Matahari Tak Bertanya Kepadamu

Matahari Tak Bertanya Kepadamu
Matahari Tak Bertanya Kepadamu
MATAHARI tidak pernah bertanya kepadamu kapan ia terbit dan tenggelam. Tiba-tiba sekarang sudah 2010, padahal sorak-sorai kampanye Pemilu 2009 rasanya masih terngiang-ngiang di gendang telinga. Bahkan, mereka yang sekarang berusia sekitar 60-an tahun, bisa membayangkan gelora demonstrasi anak-anak muda pada 1966 mengganyang Orde Lama.

Kala itu, saya masih anak SMA. Saya ingat banyak yang dilanda euforia bahwa perjuangan telah selesai. Sampai-sampai RRI saat itu kerap memperdengarkan lagu "Sorak-sorak Bergembira" pertanda perjuangan telah dimenangkan.
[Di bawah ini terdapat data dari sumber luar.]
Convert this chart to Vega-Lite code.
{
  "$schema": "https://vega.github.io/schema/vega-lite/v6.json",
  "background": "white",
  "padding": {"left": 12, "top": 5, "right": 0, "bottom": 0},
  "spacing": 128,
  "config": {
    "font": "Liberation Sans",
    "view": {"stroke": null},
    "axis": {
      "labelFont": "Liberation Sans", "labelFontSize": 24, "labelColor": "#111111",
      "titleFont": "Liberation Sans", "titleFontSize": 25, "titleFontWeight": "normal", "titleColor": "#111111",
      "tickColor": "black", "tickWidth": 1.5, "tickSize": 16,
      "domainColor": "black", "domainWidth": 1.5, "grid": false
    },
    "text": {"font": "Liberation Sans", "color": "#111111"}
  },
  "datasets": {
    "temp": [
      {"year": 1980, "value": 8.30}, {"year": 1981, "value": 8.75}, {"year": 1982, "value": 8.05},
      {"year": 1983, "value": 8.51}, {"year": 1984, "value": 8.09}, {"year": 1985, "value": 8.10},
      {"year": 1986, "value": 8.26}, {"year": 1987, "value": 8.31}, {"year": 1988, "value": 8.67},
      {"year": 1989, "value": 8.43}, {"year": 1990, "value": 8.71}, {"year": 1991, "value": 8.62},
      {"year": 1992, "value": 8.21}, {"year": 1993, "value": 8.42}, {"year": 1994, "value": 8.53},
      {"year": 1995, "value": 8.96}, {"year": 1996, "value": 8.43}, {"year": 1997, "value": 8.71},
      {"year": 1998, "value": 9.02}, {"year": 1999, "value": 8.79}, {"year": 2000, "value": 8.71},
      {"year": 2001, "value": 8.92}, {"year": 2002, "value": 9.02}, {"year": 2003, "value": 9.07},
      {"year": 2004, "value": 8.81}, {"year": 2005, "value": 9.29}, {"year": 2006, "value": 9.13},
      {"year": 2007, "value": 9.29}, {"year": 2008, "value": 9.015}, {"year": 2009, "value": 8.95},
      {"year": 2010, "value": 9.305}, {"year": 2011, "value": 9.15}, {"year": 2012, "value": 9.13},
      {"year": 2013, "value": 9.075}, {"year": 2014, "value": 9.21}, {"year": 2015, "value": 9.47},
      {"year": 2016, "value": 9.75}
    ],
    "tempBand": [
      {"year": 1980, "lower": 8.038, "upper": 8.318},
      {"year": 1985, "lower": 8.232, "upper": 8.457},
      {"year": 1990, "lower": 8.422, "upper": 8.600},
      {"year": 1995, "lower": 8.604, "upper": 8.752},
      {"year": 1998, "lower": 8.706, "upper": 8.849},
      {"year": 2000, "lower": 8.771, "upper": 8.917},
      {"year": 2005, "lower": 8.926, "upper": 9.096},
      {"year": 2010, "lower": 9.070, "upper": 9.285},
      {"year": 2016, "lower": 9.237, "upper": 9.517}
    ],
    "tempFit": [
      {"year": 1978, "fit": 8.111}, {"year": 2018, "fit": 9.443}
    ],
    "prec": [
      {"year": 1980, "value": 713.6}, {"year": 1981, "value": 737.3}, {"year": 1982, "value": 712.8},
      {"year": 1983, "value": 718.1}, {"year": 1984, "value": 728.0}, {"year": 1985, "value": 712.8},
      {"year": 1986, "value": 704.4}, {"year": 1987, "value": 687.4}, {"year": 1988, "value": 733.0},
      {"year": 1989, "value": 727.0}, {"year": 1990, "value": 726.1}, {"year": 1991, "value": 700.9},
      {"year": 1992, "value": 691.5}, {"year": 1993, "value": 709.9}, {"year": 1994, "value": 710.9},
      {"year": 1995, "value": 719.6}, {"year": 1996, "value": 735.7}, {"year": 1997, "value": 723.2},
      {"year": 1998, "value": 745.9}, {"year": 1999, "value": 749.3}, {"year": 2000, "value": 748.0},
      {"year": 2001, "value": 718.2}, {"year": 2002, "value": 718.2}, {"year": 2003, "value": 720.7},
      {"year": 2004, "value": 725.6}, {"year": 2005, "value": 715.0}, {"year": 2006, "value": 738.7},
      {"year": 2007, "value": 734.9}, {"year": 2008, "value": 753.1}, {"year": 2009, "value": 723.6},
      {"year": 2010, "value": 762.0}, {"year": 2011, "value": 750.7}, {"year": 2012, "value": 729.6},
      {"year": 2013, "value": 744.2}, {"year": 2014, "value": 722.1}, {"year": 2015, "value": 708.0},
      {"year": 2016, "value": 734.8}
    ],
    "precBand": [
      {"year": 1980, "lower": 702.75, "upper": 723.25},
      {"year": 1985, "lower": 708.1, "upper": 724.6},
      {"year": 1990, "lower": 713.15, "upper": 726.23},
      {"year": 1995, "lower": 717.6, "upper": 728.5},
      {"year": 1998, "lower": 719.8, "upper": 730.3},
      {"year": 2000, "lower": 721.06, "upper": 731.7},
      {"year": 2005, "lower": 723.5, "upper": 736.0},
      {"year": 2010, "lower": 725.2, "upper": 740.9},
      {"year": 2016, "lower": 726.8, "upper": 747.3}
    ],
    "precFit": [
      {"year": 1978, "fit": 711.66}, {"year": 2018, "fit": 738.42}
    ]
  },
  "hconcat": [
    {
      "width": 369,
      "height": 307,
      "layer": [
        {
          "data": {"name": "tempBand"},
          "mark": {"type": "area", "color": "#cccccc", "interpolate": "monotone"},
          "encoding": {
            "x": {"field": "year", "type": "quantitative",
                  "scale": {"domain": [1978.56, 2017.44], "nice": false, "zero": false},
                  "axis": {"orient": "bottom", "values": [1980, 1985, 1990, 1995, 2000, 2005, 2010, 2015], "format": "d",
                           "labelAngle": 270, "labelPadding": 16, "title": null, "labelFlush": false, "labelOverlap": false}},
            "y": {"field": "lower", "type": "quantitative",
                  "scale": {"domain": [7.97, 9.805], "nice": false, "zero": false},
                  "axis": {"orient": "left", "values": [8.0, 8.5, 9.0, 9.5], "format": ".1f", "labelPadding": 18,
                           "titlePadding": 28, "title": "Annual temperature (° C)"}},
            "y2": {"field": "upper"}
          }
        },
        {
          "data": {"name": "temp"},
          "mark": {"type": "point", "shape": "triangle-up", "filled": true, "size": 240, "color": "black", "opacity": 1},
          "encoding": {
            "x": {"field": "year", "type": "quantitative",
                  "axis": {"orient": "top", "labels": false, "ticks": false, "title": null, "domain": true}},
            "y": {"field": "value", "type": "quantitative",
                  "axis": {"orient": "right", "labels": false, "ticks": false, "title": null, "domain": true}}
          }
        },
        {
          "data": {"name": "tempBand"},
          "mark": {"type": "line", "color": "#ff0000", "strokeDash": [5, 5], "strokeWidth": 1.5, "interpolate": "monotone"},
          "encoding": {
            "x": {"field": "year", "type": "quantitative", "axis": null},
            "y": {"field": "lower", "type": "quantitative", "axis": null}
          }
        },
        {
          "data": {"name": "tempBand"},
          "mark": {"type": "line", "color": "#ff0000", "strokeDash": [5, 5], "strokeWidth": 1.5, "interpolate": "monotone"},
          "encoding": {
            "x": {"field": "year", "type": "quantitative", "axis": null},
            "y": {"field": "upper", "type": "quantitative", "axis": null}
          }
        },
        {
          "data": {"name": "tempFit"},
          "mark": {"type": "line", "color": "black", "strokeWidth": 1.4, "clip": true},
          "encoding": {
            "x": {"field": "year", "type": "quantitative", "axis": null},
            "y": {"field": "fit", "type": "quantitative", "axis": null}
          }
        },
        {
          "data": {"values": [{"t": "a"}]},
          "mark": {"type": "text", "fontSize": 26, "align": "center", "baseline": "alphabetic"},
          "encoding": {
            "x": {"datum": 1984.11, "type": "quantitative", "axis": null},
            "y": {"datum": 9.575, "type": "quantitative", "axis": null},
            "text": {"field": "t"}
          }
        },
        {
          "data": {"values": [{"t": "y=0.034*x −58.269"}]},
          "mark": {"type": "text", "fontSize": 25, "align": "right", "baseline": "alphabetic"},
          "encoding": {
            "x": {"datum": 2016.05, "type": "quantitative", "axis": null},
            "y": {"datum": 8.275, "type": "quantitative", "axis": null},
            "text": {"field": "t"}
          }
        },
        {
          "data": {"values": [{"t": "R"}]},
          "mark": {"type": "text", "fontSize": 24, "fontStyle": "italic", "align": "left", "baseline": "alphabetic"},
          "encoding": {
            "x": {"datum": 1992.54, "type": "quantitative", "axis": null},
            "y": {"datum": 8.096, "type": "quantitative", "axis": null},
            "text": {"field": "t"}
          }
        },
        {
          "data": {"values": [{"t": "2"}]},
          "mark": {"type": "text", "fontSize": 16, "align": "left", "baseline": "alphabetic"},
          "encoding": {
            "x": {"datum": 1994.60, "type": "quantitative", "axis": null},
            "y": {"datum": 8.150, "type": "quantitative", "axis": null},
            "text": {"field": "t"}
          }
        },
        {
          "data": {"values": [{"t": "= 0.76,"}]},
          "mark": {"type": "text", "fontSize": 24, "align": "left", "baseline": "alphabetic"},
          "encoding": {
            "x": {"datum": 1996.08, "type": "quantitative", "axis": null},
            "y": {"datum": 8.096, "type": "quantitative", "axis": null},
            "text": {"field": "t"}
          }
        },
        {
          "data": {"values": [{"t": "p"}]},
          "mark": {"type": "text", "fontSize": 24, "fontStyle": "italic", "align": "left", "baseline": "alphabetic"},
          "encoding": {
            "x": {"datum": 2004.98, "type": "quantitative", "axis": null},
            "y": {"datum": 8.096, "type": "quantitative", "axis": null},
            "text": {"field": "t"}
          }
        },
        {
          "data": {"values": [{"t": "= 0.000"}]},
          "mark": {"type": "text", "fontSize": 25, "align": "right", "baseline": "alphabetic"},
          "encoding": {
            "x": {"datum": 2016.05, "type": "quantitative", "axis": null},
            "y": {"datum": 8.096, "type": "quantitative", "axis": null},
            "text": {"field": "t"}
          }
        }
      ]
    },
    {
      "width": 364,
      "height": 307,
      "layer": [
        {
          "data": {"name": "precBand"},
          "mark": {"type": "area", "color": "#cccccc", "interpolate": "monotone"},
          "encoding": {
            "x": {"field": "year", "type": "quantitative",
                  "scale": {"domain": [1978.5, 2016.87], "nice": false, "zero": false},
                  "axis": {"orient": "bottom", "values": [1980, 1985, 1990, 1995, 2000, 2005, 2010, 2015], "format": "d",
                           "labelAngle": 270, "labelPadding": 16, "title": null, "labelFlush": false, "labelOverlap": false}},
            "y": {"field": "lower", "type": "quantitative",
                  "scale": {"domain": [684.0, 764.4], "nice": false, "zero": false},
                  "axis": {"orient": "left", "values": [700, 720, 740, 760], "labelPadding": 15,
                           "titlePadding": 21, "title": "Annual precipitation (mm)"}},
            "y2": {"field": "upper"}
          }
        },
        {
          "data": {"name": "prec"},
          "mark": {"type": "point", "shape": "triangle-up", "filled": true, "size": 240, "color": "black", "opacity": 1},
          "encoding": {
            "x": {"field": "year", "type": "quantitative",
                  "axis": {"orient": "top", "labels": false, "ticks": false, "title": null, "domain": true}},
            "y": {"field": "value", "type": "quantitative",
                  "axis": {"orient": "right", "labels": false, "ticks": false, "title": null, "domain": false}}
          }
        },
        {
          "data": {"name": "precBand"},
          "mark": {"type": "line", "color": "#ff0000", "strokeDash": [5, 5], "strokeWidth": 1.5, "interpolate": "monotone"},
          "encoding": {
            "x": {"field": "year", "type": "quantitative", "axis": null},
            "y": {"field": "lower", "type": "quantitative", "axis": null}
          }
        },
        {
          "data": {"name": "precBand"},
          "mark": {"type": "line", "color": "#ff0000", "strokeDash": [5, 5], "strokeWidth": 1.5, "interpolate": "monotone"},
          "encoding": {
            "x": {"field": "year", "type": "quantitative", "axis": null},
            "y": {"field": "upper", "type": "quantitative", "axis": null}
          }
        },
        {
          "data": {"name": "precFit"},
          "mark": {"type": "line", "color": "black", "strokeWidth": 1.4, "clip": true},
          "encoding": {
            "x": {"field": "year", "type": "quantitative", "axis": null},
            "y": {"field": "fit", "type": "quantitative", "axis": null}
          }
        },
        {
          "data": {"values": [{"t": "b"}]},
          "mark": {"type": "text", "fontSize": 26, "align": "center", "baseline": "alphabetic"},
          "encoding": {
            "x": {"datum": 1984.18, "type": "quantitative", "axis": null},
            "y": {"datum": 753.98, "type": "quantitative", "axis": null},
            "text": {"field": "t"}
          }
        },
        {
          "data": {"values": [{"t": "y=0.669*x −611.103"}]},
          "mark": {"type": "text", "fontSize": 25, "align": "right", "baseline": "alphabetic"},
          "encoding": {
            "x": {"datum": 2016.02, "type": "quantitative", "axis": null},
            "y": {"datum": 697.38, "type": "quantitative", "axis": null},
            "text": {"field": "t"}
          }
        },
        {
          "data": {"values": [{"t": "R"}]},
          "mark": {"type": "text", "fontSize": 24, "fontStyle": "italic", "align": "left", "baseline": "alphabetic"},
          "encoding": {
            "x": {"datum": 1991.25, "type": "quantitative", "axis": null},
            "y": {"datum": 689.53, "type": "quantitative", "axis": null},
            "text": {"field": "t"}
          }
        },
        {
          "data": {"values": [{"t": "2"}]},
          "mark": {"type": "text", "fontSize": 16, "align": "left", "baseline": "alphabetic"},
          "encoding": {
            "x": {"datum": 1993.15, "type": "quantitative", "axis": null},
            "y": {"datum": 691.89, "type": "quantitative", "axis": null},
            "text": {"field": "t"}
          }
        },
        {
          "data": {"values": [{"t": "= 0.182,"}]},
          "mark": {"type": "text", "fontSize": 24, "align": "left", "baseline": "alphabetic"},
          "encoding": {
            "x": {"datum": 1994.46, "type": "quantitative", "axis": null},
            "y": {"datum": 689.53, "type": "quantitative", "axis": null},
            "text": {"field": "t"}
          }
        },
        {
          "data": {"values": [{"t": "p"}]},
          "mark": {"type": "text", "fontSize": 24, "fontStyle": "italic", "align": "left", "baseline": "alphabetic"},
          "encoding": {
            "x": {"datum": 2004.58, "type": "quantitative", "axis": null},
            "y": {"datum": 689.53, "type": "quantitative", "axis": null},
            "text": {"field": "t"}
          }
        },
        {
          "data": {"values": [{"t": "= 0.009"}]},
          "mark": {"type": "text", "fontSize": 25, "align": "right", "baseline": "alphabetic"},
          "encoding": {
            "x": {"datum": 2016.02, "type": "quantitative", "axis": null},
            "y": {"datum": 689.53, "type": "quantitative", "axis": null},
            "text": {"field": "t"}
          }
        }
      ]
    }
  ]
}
Tapi seiring waktu berjalan di saat uban mulai tumbuh satu-satu di kepala, saya merasa kemenangan itu semu belaka.

Zaman hanya berulang. Ketika kita berhasil mengusir kolonial yang hendak kembali bercokol pada 1945-1949, sejarah menulis betapa era demokrasi parlementer berkecamuk. Politik sangat berkuasa, menjadi "panglima" sampai kemudian dikoreksi oleh Orde Baru, walau anehnya kembali diulangi Orde Baru. Apa yang ia kecam malah ia lakukan.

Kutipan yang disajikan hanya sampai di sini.